WASHINGTON, D.C. (Zenit.org)—The chairman of the U.S. bishops’ conference pro-life committee is inviting people to spend a day with a child and learn the lessons God teaches through him or her.
Cardinal Justin Rigali of Philadelphia, Pennsylvania, affirmed this in a statement released for Respect Life Sunday, which will take place this weekend.Sunday’s celebration will focus on the theme, “Every Child Brings Us God’s Smile.”
The cardinal highlighted his country’s current debate over health care reform, and the relevant life issues enveloped in this conversation.
He pointed out that “a number of Americans believe that the lives and health of only some people are worth safeguarding,” an attitude that he called “deplorable.”
“Despite the opposition of 67% of Americans to taxpayer-funded abortion,” the prelate stated, “all current health care proposals being considered by Congress would allow or mandate abortion funding.”
“Abortion — the direct, intentional killing of an unborn girl or boy — is not health care,” he asserted.

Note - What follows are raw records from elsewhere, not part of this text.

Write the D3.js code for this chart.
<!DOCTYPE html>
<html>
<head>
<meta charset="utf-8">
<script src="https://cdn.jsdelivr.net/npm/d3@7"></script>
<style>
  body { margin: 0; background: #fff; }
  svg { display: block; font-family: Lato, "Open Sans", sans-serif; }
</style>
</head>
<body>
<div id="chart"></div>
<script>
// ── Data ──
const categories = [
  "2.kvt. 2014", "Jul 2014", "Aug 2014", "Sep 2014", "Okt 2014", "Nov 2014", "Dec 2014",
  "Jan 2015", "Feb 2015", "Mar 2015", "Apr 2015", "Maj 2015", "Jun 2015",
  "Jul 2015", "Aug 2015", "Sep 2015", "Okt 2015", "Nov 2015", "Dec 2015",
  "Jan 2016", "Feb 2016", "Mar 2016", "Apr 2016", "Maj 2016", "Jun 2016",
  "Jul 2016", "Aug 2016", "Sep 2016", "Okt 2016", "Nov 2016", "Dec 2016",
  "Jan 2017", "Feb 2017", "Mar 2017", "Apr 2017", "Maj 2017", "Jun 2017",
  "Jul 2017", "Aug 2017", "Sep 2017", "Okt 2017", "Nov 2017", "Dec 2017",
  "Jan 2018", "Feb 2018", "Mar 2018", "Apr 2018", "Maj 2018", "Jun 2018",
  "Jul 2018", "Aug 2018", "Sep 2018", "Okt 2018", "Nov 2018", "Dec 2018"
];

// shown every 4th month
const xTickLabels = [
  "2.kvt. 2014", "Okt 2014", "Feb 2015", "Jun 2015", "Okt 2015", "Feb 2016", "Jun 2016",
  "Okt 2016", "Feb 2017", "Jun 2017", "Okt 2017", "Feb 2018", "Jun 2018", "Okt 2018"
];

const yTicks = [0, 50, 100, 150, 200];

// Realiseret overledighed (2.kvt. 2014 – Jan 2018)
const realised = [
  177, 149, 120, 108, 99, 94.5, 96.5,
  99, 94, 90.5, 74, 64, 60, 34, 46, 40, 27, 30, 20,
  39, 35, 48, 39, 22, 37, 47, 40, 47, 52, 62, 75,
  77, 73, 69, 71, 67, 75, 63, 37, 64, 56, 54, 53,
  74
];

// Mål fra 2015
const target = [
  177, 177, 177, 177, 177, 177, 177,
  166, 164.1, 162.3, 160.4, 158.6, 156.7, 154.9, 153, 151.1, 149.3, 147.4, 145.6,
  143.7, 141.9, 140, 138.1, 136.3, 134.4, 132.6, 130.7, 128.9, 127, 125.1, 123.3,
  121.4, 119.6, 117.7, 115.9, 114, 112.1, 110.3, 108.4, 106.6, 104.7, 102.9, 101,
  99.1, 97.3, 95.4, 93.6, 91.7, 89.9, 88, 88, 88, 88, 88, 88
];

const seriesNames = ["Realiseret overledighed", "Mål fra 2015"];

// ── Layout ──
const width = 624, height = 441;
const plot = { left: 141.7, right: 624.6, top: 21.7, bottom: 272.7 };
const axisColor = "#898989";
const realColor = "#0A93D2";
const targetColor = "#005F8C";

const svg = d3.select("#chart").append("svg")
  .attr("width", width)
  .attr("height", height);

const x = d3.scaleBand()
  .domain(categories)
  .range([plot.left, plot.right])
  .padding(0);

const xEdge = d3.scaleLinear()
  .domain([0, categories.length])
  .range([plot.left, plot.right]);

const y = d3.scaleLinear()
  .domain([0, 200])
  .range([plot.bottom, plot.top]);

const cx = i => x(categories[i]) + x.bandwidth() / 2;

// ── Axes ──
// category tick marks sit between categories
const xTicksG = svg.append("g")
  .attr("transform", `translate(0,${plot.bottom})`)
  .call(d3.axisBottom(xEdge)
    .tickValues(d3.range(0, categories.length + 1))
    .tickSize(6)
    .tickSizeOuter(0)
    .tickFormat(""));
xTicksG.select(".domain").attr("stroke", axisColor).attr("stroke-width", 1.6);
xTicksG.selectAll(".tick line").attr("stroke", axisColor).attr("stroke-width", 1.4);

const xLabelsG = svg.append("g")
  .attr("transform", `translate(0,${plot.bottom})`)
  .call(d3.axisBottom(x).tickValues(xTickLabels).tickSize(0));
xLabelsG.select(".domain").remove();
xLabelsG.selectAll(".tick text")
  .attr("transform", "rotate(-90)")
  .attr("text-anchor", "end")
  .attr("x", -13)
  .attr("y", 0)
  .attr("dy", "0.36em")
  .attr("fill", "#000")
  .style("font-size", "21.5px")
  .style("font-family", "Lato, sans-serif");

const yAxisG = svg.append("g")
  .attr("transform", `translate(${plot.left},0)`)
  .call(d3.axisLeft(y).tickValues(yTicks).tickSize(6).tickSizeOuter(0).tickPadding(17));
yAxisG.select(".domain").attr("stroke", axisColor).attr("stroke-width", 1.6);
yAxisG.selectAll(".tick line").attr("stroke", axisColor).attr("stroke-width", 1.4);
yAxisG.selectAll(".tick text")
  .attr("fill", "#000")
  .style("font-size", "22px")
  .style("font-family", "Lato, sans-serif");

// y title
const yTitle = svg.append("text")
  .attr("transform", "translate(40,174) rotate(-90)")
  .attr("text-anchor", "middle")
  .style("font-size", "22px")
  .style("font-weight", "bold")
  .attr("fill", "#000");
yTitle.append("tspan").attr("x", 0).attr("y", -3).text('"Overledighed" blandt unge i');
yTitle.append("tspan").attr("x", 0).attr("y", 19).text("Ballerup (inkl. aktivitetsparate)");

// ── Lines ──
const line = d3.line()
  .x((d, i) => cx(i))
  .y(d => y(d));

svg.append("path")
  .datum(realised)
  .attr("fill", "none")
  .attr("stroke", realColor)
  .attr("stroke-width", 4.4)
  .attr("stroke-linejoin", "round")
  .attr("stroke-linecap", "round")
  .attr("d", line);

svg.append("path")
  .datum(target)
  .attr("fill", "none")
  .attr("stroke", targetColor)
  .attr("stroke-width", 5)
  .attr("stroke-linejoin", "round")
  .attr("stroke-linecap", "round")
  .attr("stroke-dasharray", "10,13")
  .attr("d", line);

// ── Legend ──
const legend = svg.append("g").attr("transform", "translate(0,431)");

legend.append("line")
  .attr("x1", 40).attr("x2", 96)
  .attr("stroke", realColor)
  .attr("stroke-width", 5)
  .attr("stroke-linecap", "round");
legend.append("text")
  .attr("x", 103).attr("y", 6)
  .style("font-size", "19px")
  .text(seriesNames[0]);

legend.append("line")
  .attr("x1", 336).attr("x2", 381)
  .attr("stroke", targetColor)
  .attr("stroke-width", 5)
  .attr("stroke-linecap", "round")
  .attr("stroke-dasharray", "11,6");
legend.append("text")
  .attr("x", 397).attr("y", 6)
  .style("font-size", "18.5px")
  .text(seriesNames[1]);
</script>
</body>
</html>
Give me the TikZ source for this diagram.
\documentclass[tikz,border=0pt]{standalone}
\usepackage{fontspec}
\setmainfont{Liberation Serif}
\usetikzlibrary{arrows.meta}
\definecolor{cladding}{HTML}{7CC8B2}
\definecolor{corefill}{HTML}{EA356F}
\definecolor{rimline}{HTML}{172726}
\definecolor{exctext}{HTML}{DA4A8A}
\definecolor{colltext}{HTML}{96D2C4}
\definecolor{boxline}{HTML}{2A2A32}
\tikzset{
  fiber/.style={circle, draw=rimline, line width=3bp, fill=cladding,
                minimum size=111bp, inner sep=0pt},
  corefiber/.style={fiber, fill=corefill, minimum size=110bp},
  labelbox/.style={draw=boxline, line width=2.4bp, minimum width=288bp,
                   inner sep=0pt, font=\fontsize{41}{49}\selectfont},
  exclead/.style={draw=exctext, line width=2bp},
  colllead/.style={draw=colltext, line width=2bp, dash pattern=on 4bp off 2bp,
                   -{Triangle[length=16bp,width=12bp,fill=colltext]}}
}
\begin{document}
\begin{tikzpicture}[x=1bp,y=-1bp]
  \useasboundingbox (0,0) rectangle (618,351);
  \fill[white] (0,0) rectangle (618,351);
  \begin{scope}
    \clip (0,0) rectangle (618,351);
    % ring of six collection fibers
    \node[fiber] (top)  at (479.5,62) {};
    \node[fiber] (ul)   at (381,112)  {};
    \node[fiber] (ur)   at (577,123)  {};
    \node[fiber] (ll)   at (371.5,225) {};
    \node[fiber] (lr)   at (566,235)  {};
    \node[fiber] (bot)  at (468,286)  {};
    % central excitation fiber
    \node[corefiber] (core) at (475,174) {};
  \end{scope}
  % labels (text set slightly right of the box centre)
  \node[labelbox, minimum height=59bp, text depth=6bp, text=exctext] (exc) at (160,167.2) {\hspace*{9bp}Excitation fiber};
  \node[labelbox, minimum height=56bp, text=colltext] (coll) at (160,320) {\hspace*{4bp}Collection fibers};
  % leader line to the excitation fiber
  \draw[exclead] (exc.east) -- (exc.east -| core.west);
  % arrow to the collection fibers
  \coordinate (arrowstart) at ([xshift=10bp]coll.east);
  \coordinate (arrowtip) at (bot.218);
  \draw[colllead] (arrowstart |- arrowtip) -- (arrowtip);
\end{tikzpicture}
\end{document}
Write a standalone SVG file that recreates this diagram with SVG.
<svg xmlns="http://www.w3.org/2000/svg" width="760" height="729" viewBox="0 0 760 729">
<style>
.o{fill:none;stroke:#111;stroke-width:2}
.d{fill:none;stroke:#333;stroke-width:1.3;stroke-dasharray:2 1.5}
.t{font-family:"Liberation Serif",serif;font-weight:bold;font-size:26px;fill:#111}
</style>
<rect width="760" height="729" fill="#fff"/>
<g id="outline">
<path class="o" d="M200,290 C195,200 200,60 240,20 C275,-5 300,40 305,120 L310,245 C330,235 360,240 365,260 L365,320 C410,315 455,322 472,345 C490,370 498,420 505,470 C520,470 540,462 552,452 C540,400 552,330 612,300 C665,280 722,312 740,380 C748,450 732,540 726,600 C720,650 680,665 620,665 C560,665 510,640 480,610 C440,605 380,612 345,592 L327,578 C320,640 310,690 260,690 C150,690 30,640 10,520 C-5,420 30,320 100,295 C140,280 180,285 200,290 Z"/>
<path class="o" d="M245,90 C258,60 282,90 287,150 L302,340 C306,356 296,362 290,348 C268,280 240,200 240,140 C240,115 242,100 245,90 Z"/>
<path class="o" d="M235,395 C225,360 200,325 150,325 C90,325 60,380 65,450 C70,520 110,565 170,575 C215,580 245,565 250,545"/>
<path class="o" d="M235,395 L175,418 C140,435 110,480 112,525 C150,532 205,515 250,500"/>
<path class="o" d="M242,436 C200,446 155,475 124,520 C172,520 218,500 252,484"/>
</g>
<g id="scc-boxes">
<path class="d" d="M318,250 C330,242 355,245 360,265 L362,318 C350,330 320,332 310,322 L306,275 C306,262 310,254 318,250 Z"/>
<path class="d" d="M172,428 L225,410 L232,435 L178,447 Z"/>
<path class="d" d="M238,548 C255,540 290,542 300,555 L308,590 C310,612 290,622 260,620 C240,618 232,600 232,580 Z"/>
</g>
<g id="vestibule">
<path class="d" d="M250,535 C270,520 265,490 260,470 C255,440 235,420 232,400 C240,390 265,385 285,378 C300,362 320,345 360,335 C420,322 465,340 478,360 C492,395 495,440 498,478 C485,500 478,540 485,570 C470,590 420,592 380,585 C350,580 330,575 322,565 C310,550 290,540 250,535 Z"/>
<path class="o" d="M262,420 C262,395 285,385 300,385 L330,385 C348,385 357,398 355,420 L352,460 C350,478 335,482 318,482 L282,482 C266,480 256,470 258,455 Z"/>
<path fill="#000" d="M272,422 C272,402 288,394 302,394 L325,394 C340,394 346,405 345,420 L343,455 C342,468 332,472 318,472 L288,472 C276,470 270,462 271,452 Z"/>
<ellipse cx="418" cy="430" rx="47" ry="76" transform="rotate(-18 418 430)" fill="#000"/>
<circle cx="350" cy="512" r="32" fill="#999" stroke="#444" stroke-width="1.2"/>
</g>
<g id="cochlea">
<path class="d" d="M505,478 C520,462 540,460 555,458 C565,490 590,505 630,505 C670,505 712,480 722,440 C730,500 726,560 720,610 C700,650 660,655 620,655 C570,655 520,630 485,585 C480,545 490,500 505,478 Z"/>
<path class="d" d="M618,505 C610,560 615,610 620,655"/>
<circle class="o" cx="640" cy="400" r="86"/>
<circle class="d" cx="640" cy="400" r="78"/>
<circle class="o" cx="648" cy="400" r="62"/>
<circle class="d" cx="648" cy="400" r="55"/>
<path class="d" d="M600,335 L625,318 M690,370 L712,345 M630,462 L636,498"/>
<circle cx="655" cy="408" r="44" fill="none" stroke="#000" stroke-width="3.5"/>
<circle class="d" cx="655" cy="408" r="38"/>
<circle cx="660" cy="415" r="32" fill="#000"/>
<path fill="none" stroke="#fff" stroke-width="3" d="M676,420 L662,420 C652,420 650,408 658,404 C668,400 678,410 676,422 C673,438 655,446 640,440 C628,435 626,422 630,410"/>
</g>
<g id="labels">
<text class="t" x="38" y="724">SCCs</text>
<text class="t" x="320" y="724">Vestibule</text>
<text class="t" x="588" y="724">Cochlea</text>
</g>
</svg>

The cardinal denounced the view of population control advocates and some environmentalists who posit that “the neglect, and even the death, of some people” is “a solution to rising health care costs.”
He stated: “Death is not a solution to life’s problems. Only those who are blind to the transcendent reality and meaning of human life could support killing human beings to mitigate economic, social or environmental problems.”
Cardinal Rigali continued, “The antidote to such myopia is to recover an appreciation for the sanctity and dignity of each unique human being.”
He invited his audience to spend a day with a young child, to discover the “wellspring of joy and giggles,” and capacity of “daring leaps of imagination, probing curiosity, and even reasoned — though sometimes self-centered — appeals for justice.”
The prelate affirmed: “Children delight in God’s creation and love their family unconditionally. God gave every human being these marvelous aptitudes, and children can help us recover and appreciate them anew.”
He denounced the current “cultural hostility to children” and stated that “eliminating our young does not solve problems,” but rather adds to them.
“Children,” the prelate concluded, “and those who are dependent on us due to disability or age, offer us the opportunity to grow in patience, kindness and love.”